TASK DIRECTIONS =>
Return verbatim all lines from the first one in the records to the line with "(pdictid) at (214,845)", both ends kept.

DATA LISTING =>
────────────────

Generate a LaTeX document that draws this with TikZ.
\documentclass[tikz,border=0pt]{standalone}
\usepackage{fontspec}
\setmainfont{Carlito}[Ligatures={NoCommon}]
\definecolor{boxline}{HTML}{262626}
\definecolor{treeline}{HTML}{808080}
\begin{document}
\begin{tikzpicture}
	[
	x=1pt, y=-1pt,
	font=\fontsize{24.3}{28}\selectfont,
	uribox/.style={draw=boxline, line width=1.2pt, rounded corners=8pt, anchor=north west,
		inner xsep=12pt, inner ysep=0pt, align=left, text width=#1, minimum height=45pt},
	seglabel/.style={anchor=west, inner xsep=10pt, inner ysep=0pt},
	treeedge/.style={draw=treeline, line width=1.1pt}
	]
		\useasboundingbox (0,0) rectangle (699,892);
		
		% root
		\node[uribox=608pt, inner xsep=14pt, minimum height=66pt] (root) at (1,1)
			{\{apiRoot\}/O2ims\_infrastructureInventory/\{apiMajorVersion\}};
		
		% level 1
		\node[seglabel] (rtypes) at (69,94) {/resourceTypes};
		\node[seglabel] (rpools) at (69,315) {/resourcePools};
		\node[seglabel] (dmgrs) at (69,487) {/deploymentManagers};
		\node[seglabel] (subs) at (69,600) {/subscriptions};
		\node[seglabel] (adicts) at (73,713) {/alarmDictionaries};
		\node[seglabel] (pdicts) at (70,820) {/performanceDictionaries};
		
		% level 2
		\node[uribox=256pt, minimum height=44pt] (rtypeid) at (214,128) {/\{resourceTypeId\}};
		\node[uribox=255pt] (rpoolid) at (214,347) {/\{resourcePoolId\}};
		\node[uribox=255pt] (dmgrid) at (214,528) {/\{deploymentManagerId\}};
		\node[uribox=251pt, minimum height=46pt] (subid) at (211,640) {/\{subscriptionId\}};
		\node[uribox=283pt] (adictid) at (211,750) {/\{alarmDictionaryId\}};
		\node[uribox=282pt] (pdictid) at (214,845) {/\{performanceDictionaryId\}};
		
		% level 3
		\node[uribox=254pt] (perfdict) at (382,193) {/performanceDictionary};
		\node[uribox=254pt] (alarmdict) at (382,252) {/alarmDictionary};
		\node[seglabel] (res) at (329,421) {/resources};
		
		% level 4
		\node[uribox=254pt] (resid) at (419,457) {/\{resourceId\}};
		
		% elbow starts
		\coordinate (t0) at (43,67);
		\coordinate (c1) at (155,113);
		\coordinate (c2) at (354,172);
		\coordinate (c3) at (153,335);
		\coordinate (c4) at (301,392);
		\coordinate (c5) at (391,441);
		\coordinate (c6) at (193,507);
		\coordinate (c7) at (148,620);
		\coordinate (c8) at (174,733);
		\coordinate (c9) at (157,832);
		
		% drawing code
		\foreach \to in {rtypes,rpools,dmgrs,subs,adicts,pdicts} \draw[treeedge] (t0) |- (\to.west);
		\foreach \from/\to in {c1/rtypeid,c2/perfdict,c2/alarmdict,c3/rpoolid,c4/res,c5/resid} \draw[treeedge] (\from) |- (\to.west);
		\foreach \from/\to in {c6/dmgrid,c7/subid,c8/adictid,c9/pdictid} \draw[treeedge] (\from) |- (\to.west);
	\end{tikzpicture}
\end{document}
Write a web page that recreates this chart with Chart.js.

────────────────

EXERCISE ANSWER =>
Generate a LaTeX document that draws this with TikZ.
\documentclass[tikz,border=0pt]{standalone}
\usepackage{fontspec}
\setmainfont{Carlito}[Ligatures={NoCommon}]
\definecolor{boxline}{HTML}{262626}
\definecolor{treeline}{HTML}{808080}
\begin{document}
\begin{tikzpicture}
	[
	x=1pt, y=-1pt,
	font=\fontsize{24.3}{28}\selectfont,
	uribox/.style={draw=boxline, line width=1.2pt, rounded corners=8pt, anchor=north west,
		inner xsep=12pt, inner ysep=0pt, align=left, text width=#1, minimum height=45pt},
	seglabel/.style={anchor=west, inner xsep=10pt, inner ysep=0pt},
	treeedge/.style={draw=treeline, line width=1.1pt}
	]
		\useasboundingbox (0,0) rectangle (699,892);
		
		% root
		\node[uribox=608pt, inner xsep=14pt, minimum height=66pt] (root) at (1,1)
			{\{apiRoot\}/O2ims\_infrastructureInventory/\{apiMajorVersion\}};
		
		% level 1
		\node[seglabel] (rtypes) at (69,94) {/resourceTypes};
		\node[seglabel] (rpools) at (69,315) {/resourcePools};
		\node[seglabel] (dmgrs) at (69,487) {/deploymentManagers};
		\node[seglabel] (subs) at (69,600) {/subscriptions};
		\node[seglabel] (adicts) at (73,713) {/alarmDictionaries};
		\node[seglabel] (pdicts) at (70,820) {/performanceDictionaries};
		
		% level 2
		\node[uribox=256pt, minimum height=44pt] (rtypeid) at (214,128) {/\{resourceTypeId\}};
		\node[uribox=255pt] (rpoolid) at (214,347) {/\{resourcePoolId\}};
		\node[uribox=255pt] (dmgrid) at (214,528) {/\{deploymentManagerId\}};
		\node[uribox=251pt, minimum height=46pt] (subid) at (211,640) {/\{subscriptionId\}};
		\node[uribox=283pt] (adictid) at (211,750) {/\{alarmDictionaryId\}};
		\node[uribox=282pt] (pdictid) at (214,845) {/\{performanceDictionaryId\}};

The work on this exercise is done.